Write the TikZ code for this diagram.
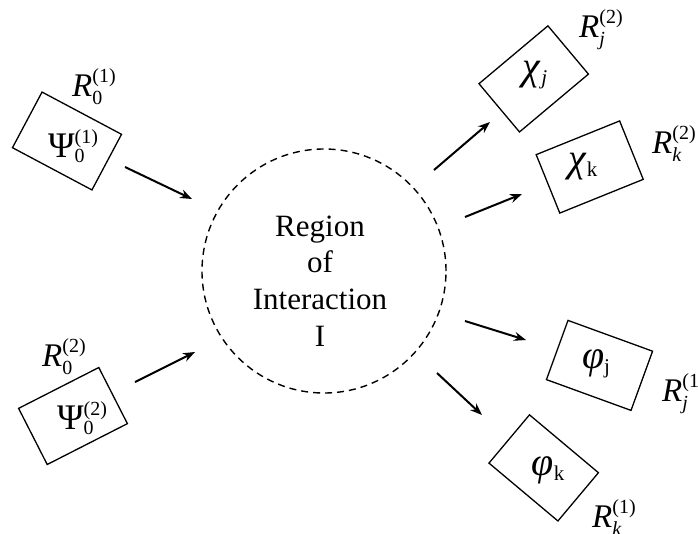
\documentclass[tikz,border=0pt]{standalone}
\usepackage{fontspec}
\setmainfont{Liberation Serif}
\usetikzlibrary{arrows.meta}
% sup/sub stack: #1 sup, #2 sub, #3 size, #4 raise, #5 lower
\newcommand{\supsubstack}[5]{{\fontsize{#3}{#3}\selectfont
  \setbox0=\hbox{\raisebox{#4}{#1}}\setbox2=\hbox{\raisebox{-#5}{#2}}%
  \ifdim\wd0>\wd2 \rlap{\box2}\box0 \else\rlap{\box0}\box2 \fi}}
\newcommand{\Rlab}[2]{\textit{R}\supsubstack{(#1)}{#2}{20}{13.6pt}{8.6pt}}
\newcommand{\Psilab}[1]{Ψ\supsubstack{(#1)}{0}{20}{13.5pt}{5pt}}
\newcommand{\gsub}[2]{#1{\fontsize{21}{21}\selectfont\raisebox{-5pt}{#2}}}
\tikzset{
  statebox/.style={draw, line width=1.3pt, rectangle, inner sep=0pt, outer sep=0pt,
    minimum width=90pt, minimum height=63pt},
  rlabel/.style={inner sep=0pt, anchor=base west, font=\fontsize{33}{38}\selectfont},
  psilabel/.style={inner sep=0pt, font=\fontsize{36}{40}\selectfont},
  greeklabel/.style={inner sep=0pt, font=\fontsize{40}{44}\selectfont},
  flow/.style={line width=2pt, -{Stealth[length=12pt,width=9pt,inset=4pt]}},
  region/.style={circle, draw, line width=1.4pt, dash pattern=on 7pt off 5pt,
    minimum size=244pt, inner sep=0pt},
}
\begin{document}
\begin{tikzpicture}[x=1pt,y=-1pt]
\useasboundingbox (0,0) rectangle (698,533);

% region of interaction
\node[region] (reg) at (324,271) {};
\node[align=center, inner sep=0pt, font=\fontsize{31}{36.7}\selectfont] (regtext) at (320,281)
  {Region\\of\\Interaction\\I};

% incoming boxes
\node[statebox, rotate=-28] (b1) at (67,141) {};
\node[psilabel] (l1) at (73,146) {\Psilab{1}};
\node[rlabel] (r1) at (72,96) {\Rlab{1}{0}};

\node[statebox, rotate=27] (b2) at (73,416) {};
\node[psilabel] (l2) at (82,418) {\Psilab{2}};
\node[rlabel] (r2) at (42,366) {\Rlab{2}{0}};

% outgoing boxes
\node[statebox, rotate=40] (b3) at (533.7,78.9) {};
\node[greeklabel] (l3) at (535,75) {\gsub{\textit{χ}}{\textit{j}}};
\node[rlabel] (r3) at (579,37) {\Rlab{2}{\textit{j}}};

\node[statebox, rotate=22] (b4) at (589.7,167) {};
\node[greeklabel] (l4) at (583,167) {\gsub{\textit{χ}}{k}};
\node[rlabel] (r4) at (652,153) {\Rlab{2}{\textit{k}}};

\node[statebox, rotate=-20] (b5) at (599.5,365.4) {};
\node[greeklabel] (l5) at (596,364) {\gsub{\textit{φ}}{j}};
\node[rlabel] (r5) at (662,401) {\Rlab{1}{\textit{j}}};

\node[statebox, rotate=-40] (b6) at (543.7,467.9) {};
\node[greeklabel] (l6) at (548,470) {\gsub{\textit{φ}}{k}};
\node[rlabel] (r6) at (592,527) {\Rlab{1}{\textit{k}}};

% arrow end points
\coordinate (s1) at (125,167); \coordinate (e1) at (192,199);
\coordinate (s2) at (135,382); \coordinate (e2) at (195,352);
\coordinate (s3) at (434,170); \coordinate (e3) at (490,122);
\coordinate (s4) at (465,217); \coordinate (e4) at (522,194);
\coordinate (s5) at (465,321); \coordinate (e5) at (526,340);
\coordinate (s6) at (437,373); \coordinate (e6) at (482,415);

\draw[flow] (s1) -- (e1);
\draw[flow] (s2) -- (e2);
\draw[flow] (s3) -- (e3);
\draw[flow] (s4) -- (e4);
\draw[flow] (s5) -- (e5);
\draw[flow] (s6) -- (e6);
\end{tikzpicture}
\end{document}
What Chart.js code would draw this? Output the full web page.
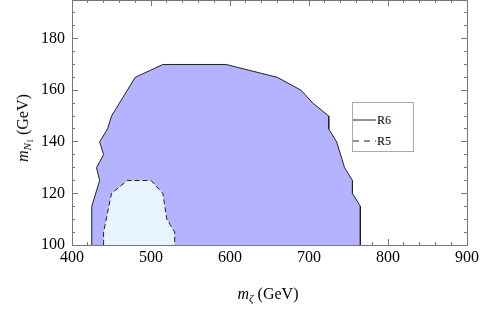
<!DOCTYPE html>
<html>
<head>
<meta charset="utf-8">
<script src="https://cdn.jsdelivr.net/npm/chart.js@4/dist/chart.umd.min.js"></script>
<style>
  body { margin: 0; background: #fff; }
  #wrap { position: relative; width: 500px; height: 312px; font-family: "Liberation Serif", "Times New Roman", "DejaVu Serif", serif; color: #000; }
  #xTitle { position: absolute; left: 268px; top: 285px; transform: translateX(-50%); font-size: 16px; white-space: nowrap; }
  #yTitle { position: absolute; left: 23px; top: 128px; transform: translate(-50%, -50%) rotate(-90deg); font-size: 16px; white-space: nowrap; }
  sub { font-size: 70%; vertical-align: -0.3em; line-height: 0; }
  #legend { position: absolute; left: 352px; top: 102px; width: 62px; height: 50px; box-sizing: border-box;
            border: 1px solid #aaa; background: #fff; font-size: 12px; }
  .row { position: absolute; left: 0; height: 14px; display: flex; align-items: center; }
  .row svg { display: block; margin-right: 1px; }
</style>
</head>
<body>
<div id="wrap">
  <canvas id="chart" width="500" height="312"></canvas>
  <div id="xTitle"><i>m</i><sub><i>ζ</i></sub> (GeV)</div>
  <div id="yTitle"><i>m</i><sub><i>N</i><sub>1</sub></sub> (GeV)</div>
  <div id="legend">
    <div class="row" style="top:10px"><svg width="23" height="4"><line x1="0" y1="2" x2="23" y2="2" stroke="#222" stroke-width="1"/></svg>R6</div>
    <div class="row" style="top:31px"><svg width="23" height="4"><line x1="0" y1="2" x2="23" y2="2" stroke="#222" stroke-width="1" stroke-dasharray="6,5"/></svg>R5</div>
  </div>
</div>
<script>
// Data
const r6X = [425, 425, 435, 431, 440, 435, 445, 450, 480, 515, 595, 660, 690, 705, 725, 725, 735, 745, 755, 755, 765, 765];
const r6Y = [100, 115, 125, 130, 135, 140, 145, 150, 165, 170, 170, 165, 160, 155, 150, 145, 140, 130, 125, 120, 115, 100];
const r5X = [440, 440, 450, 470, 500, 515, 520, 530, 530];
const r5Y = [100, 105, 120, 125, 125, 120, 110, 105, 100];

const xRange = [400, 900];
const yRange = [100, 195];
const xMajorStep = 100, xMinorStep = 20;
const yMajorStep = 20, yMinorStep = 5;

const frameColor = '#777';
const tickFont = { family: '"Liberation Serif", "Times New Roman", "DejaVu Serif", serif', size: 16 };

function toPoints(xs, ys) {
    return xs.map((x, i) => ({ x: x, y: ys[i] }));
}

// helper for one axis (major ticks carry labels, minor ones are just short marks)
function axis(pos, range, step, opts) {
    const horizontal = pos === 'top' || pos === 'bottom';
    return {
        type: 'linear',
        position: pos,
        min: range[0],
        max: range[1],
        weight: opts.major ? 1 : 0,
        ticks: {
            stepSize: step,
            includeBounds: false,
            display: !!opts.labels,
            padding: opts.padding || 0,
            font: tickFont,
            color: '#000'
        },
        grid: {
            drawOnChartArea: false,
            tickLength: opts.major ? -6 : -3,
            color: frameColor,
            lineWidth: 1
        },
        border: { display: !!opts.major, color: frameColor, width: 1 },
        afterFit: function(scale) {
            if (horizontal) scale.height = opts.size || 0;
            else scale.width = opts.size || 0;
            // no extra room for half labels, the frame sits where we put it
            scale.paddingTop = 0;
            scale.paddingBottom = 0;
            scale.paddingLeft = 0;
            scale.paddingRight = 0;
        }
    };
}

new Chart(document.getElementById('chart'), {
    type: 'scatter',
    data: {
        datasets: [
            {
                label: 'R6',
                data: toPoints(r6X, r6Y),
                showLine: true,
                fill: 'start',
                backgroundColor: 'rgb(179,179,255)',
                borderColor: '#222',
                borderWidth: 1,
                pointRadius: 0,
                tension: 0,
                order: 1
            },
            {
                label: 'R5',
                data: toPoints(r5X, r5Y),
                showLine: true,
                fill: 'start',
                backgroundColor: 'rgb(232,244,253)',
                borderColor: '#222',
                borderWidth: 1,
                borderDash: [5, 3],
                pointRadius: 0,
                tension: 0,
                order: 0
            }
        ]
    },
    options: {
        responsive: false,
        animation: false,
        devicePixelRatio: 1,
        layout: { padding: 0 },
        plugins: {
            legend: { display: false },
            tooltip: { enabled: false }
        },
        scales: {
            x: axis('bottom', xRange, xMajorStep, { major: true, labels: true, size: 67, padding: 9 }),
            xMinor: axis('bottom', xRange, xMinorStep, {}),
            xTop: axis('top', xRange, xMajorStep, { major: true }),
            xTopMinor: axis('top', xRange, xMinorStep, {}),
            y: axis('left', yRange, yMajorStep, { major: true, labels: true, size: 72, padding: 13 }),
            yMinor: axis('left', yRange, yMinorStep, {}),
            yRight: axis('right', yRange, yMajorStep, { major: true, size: 33 }),
            yRightMinor: axis('right', yRange, yMinorStep, {})
        }
    }
});
</script>
</body>
</html>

* _Exercise brief_
Omit every picture, and please return the entries exactly from the first line through the line with "(r2) at (42,366)", both included.

* _Exercise solution_
Write the TikZ code for this diagram.
\documentclass[tikz,border=0pt]{standalone}
\usepackage{fontspec}
\setmainfont{Liberation Serif}
\usetikzlibrary{arrows.meta}
% sup/sub stack: #1 sup, #2 sub, #3 size, #4 raise, #5 lower
\newcommand{\supsubstack}[5]{{\fontsize{#3}{#3}\selectfont
  \setbox0=\hbox{\raisebox{#4}{#1}}\setbox2=\hbox{\raisebox{-#5}{#2}}%
  \ifdim\wd0>\wd2 \rlap{\box2}\box0 \else\rlap{\box0}\box2 \fi}}
\newcommand{\Rlab}[2]{\textit{R}\supsubstack{(#1)}{#2}{20}{13.6pt}{8.6pt}}
\newcommand{\Psilab}[1]{Ψ\supsubstack{(#1)}{0}{20}{13.5pt}{5pt}}
\newcommand{\gsub}[2]{#1{\fontsize{21}{21}\selectfont\raisebox{-5pt}{#2}}}
\tikzset{
  statebox/.style={draw, line width=1.3pt, rectangle, inner sep=0pt, outer sep=0pt,
    minimum width=90pt, minimum height=63pt},
  rlabel/.style={inner sep=0pt, anchor=base west, font=\fontsize{33}{38}\selectfont},
  psilabel/.style={inner sep=0pt, font=\fontsize{36}{40}\selectfont},
  greeklabel/.style={inner sep=0pt, font=\fontsize{40}{44}\selectfont},
  flow/.style={line width=2pt, -{Stealth[length=12pt,width=9pt,inset=4pt]}},
  region/.style={circle, draw, line width=1.4pt, dash pattern=on 7pt off 5pt,
    minimum size=244pt, inner sep=0pt},
}
\begin{document}
\begin{tikzpicture}[x=1pt,y=-1pt]
\useasboundingbox (0,0) rectangle (698,533);

% region of interaction
\node[region] (reg) at (324,271) {};
\node[align=center, inner sep=0pt, font=\fontsize{31}{36.7}\selectfont] (regtext) at (320,281)
  {Region\\of\\Interaction\\I};

% incoming boxes
\node[statebox, rotate=-28] (b1) at (67,141) {};
\node[psilabel] (l1) at (73,146) {\Psilab{1}};
\node[rlabel] (r1) at (72,96) {\Rlab{1}{0}};

\node[statebox, rotate=27] (b2) at (73,416) {};
\node[psilabel] (l2) at (82,418) {\Psilab{2}};
\node[rlabel] (r2) at (42,366) {\Rlab{2}{0}};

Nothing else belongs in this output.